The task: Extract word for word the lines of the listing from its start to the line holding "const averagedStep = 0.0002;", both ends kept; pictures are not part of the copy.

---+---

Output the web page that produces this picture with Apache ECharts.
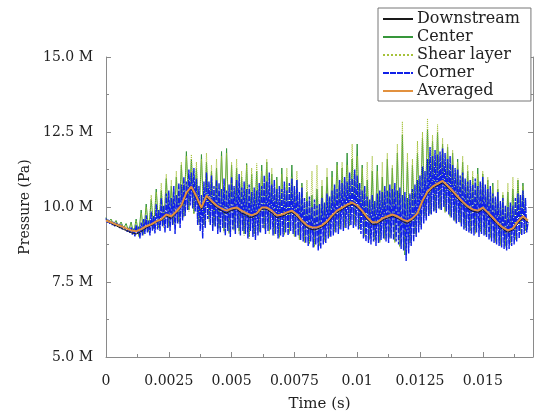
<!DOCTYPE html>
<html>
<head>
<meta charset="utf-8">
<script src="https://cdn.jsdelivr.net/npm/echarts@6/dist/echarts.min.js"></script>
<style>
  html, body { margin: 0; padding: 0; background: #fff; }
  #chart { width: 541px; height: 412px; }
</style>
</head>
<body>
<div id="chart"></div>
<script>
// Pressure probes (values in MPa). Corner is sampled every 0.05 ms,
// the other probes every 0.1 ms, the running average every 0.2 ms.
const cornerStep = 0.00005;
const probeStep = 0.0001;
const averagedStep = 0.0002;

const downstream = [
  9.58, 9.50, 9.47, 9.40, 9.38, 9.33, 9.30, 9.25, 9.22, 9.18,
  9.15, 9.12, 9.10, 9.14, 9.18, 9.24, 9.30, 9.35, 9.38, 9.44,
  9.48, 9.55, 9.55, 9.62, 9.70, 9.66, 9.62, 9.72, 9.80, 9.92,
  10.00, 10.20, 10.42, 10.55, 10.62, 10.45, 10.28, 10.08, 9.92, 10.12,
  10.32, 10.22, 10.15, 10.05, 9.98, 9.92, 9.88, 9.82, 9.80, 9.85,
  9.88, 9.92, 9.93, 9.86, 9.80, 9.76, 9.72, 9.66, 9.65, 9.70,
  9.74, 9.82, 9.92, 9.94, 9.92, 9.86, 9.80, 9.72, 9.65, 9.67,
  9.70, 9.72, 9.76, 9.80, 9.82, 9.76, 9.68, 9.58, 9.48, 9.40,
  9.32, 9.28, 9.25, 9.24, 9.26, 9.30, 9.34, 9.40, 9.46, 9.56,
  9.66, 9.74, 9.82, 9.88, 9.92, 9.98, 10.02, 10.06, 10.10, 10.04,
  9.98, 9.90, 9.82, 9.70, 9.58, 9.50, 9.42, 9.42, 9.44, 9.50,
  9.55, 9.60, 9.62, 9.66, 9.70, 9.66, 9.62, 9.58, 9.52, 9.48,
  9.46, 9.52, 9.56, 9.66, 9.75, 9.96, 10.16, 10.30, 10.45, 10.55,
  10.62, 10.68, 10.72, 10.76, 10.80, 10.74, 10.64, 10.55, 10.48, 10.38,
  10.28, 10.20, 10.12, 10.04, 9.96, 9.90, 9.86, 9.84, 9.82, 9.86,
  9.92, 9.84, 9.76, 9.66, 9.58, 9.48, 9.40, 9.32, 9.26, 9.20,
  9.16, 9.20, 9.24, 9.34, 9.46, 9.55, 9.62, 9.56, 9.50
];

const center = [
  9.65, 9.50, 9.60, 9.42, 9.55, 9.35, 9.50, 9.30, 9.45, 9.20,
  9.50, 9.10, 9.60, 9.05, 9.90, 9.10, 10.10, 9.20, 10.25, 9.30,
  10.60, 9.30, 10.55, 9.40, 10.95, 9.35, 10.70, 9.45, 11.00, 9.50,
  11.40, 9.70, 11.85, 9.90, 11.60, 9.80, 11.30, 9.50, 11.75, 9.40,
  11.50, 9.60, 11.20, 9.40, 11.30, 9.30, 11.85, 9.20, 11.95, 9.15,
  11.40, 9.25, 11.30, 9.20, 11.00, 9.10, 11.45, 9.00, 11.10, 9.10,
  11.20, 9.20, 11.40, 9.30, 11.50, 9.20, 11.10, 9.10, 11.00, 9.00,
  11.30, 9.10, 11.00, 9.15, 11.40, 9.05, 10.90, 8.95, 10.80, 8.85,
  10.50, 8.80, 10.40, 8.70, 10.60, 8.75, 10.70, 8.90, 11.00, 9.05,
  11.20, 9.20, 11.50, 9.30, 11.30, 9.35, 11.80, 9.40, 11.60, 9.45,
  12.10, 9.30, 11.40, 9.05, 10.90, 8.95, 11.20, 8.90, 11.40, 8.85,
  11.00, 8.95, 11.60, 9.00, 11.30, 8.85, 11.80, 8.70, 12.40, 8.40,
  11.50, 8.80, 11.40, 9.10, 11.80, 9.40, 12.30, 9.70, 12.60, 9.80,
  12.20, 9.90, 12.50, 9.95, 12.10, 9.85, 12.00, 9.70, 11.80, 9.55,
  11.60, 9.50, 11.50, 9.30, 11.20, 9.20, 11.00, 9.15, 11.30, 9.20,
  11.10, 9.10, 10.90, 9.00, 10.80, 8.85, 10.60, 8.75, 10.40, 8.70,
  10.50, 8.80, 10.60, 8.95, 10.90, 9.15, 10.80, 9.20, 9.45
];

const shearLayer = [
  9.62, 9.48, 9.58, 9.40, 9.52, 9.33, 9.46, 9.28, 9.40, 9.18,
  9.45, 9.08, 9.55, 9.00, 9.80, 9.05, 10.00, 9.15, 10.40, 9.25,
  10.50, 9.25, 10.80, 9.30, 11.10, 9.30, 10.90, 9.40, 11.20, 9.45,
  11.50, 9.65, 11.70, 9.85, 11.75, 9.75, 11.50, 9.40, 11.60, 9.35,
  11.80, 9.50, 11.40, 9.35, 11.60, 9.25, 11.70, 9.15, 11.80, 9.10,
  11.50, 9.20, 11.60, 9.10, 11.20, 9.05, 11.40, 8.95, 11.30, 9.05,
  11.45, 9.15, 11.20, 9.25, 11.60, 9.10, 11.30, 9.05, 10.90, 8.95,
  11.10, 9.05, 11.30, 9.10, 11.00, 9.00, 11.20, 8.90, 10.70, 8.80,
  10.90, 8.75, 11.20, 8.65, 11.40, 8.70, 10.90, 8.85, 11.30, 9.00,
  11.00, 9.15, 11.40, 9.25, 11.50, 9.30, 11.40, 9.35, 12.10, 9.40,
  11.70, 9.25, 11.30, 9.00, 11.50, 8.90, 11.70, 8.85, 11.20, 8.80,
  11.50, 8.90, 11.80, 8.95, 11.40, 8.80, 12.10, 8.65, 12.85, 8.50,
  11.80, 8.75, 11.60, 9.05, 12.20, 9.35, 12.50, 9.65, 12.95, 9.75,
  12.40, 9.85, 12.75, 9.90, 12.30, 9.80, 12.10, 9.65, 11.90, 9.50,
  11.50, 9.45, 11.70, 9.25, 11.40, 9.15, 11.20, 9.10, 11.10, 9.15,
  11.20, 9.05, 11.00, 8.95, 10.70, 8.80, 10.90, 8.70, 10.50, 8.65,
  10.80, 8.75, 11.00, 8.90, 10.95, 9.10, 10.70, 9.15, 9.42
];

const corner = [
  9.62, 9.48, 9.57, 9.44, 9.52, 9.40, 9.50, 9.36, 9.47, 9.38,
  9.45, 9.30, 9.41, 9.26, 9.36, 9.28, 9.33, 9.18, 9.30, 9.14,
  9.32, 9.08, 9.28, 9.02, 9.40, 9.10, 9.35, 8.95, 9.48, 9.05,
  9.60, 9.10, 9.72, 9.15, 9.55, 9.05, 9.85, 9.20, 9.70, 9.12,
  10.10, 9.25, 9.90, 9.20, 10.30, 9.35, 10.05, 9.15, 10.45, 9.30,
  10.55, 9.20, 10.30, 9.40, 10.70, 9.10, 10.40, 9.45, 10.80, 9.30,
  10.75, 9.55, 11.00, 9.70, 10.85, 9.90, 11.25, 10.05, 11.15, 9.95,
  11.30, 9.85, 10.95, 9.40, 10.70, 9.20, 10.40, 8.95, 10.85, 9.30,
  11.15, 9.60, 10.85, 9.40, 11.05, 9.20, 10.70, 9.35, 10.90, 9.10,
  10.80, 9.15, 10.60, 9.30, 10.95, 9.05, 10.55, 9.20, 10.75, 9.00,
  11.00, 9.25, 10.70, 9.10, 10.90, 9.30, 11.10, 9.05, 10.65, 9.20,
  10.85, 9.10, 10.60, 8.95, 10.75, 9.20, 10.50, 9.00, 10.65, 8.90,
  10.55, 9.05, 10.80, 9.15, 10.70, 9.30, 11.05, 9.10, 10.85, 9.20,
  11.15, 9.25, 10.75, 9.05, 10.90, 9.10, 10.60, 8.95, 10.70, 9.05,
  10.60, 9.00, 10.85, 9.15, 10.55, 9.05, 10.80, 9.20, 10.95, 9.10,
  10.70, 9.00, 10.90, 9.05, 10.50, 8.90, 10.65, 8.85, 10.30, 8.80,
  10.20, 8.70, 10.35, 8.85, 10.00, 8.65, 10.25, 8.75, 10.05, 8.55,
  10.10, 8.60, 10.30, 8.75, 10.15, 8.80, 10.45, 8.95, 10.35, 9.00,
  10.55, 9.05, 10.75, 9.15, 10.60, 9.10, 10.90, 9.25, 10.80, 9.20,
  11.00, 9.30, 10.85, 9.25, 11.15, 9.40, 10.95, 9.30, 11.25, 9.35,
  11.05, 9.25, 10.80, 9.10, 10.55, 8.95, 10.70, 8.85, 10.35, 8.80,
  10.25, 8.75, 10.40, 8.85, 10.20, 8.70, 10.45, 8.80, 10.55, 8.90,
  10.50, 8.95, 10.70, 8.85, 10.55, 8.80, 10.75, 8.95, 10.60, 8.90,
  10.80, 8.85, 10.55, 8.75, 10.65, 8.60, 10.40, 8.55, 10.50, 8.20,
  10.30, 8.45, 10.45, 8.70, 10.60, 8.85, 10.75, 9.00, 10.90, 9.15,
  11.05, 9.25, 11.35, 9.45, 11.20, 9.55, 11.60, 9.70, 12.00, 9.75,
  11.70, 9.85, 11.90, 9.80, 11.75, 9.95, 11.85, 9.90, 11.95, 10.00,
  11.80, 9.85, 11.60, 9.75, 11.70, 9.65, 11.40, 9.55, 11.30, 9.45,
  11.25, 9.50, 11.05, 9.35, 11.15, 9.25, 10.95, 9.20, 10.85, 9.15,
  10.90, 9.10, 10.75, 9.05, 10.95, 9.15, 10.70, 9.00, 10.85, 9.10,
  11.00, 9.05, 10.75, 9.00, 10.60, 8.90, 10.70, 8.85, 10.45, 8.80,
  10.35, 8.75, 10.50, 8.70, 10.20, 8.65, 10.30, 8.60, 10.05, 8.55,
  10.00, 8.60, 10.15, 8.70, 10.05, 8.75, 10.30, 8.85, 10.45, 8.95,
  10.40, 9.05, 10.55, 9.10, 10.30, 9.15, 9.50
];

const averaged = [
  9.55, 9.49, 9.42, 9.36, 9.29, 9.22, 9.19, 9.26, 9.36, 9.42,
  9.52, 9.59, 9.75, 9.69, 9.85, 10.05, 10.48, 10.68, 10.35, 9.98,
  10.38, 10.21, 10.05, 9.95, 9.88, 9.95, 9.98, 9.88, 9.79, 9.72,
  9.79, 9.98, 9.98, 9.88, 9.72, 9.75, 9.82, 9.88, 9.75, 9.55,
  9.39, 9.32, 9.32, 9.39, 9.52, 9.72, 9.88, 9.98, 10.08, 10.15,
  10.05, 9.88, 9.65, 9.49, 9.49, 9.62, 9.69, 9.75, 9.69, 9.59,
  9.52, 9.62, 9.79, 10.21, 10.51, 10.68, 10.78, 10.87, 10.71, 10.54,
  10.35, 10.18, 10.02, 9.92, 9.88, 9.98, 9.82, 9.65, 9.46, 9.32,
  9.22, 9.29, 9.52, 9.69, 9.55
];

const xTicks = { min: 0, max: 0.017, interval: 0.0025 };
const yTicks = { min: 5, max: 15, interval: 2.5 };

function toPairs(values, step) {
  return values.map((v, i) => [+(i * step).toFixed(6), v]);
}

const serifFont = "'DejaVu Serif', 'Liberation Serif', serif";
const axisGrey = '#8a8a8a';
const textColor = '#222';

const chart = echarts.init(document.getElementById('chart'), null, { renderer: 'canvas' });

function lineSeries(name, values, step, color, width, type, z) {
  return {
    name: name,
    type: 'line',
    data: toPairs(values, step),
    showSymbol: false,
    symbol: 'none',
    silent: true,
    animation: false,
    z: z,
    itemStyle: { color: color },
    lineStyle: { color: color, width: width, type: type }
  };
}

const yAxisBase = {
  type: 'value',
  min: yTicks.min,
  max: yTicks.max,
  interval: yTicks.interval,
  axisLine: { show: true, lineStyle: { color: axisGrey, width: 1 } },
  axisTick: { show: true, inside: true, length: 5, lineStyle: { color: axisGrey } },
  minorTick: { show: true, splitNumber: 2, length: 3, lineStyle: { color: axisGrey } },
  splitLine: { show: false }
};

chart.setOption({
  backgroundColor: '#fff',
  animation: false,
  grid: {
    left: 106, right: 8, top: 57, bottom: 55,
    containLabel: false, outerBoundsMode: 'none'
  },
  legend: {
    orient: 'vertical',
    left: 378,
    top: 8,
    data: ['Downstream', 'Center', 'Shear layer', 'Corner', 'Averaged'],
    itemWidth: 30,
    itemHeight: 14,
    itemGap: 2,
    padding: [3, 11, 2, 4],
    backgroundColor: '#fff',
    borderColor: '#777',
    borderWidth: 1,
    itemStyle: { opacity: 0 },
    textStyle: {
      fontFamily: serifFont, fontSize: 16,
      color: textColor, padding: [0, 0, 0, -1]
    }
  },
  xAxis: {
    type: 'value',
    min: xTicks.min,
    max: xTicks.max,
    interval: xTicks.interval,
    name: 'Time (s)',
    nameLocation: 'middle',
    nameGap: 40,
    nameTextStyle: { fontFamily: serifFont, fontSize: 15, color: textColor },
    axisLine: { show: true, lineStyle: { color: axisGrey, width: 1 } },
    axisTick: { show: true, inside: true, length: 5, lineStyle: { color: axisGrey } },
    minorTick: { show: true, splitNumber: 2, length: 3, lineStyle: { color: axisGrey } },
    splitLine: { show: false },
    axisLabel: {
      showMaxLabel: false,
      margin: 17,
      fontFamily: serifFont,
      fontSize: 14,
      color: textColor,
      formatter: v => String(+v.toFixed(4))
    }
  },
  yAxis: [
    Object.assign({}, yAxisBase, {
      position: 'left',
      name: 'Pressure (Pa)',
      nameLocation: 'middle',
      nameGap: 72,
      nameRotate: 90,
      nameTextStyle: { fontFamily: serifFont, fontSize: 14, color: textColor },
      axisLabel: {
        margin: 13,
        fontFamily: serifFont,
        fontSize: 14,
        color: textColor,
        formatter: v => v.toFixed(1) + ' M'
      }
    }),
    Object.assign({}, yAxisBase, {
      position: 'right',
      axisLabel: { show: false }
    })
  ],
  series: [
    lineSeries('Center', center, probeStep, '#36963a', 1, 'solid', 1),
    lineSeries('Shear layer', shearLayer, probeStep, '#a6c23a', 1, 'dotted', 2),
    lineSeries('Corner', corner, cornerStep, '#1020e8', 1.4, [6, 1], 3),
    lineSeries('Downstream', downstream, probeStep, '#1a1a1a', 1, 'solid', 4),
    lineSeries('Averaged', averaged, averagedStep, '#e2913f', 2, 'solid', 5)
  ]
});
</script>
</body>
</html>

---+---

Task answer:
Output the web page that produces this picture with Apache ECharts.
<!DOCTYPE html>
<html>
<head>
<meta charset="utf-8">
<script src="https://cdn.jsdelivr.net/npm/echarts@6/dist/echarts.min.js"></script>
<style>
  html, body { margin: 0; padding: 0; background: #fff; }
  #chart { width: 541px; height: 412px; }
</style>
</head>
<body>
<div id="chart"></div>
<script>
// Pressure probes (values in MPa). Corner is sampled every 0.05 ms,
// the other probes every 0.1 ms, the running average every 0.2 ms.
const cornerStep = 0.00005;
const probeStep = 0.0001;
const averagedStep = 0.0002;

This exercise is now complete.